YEN: The December Yen made a sizable recovery from overnight losses, and is climbing back towards the recent highs this morning. There is clearly a flight to safety out of the Euro zone that is providing fuel for this rebound but the shadow of potential intervention will hang over the market as prices continue to climb higher. The December Yen may find resistance near the 130.15 level, and is likely to stay below Monday’s high for the move unless the EU debt situation starts to unravel later on today.
SWISS: The Dec Swiss has been in a tailspin this morning, with prices reaching their lowest levels since mid-October. A comment from a Swiss National Bank official that the Swiss Franc was “still very strong” has revived ideas that the current “peg” with the Euro may be raised to 1.25 or higher. The December Swiss may find support near the 109.00 level and will remain under pressure as long as the market feels that a “peg” change may be on the near-term horizon.

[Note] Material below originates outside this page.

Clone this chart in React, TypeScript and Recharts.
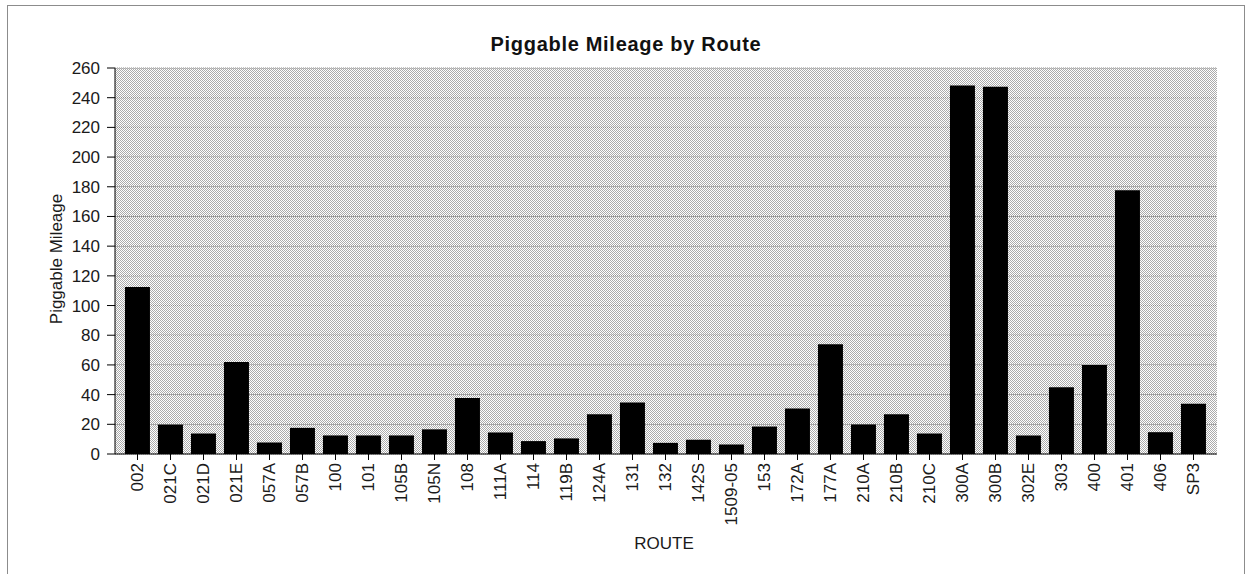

POUND: The Dec Pound finally made a downside breakout this morning, although prices have seen little follow-through to the downside. Today UK CPI numbers were weaker than expected, which may encourage the Bank of England to become more aggressive with their quantitative easing measures. The Dec Pound may find support near the 158.30 level, and may have trouble putting together a recovery unless the EU debt situation provides some signs of progress.
CANADIAN DOLLAR: The Dec Canadian has been pressured by weak commodity and equity markets, and has found little relief from sluggish Canadian economic data. Unless there is a turnaround in market sentiment, the Dec Canadian is likely to make new lows for this sell off. The Dec Canadian may find support near the 97.35 level today, and could see heavier losses if outside markets continue to deteriorate.
TODAY’S MARKET IDEAS: The Dollar should hold onto this morning’s gains through the balance of today’s session, although any improvement in market sentiment could bring this rally to a quick halt. If sentiment remains negative during the session, the Dec Swiss could extend today’s slide to a fresh low for the move.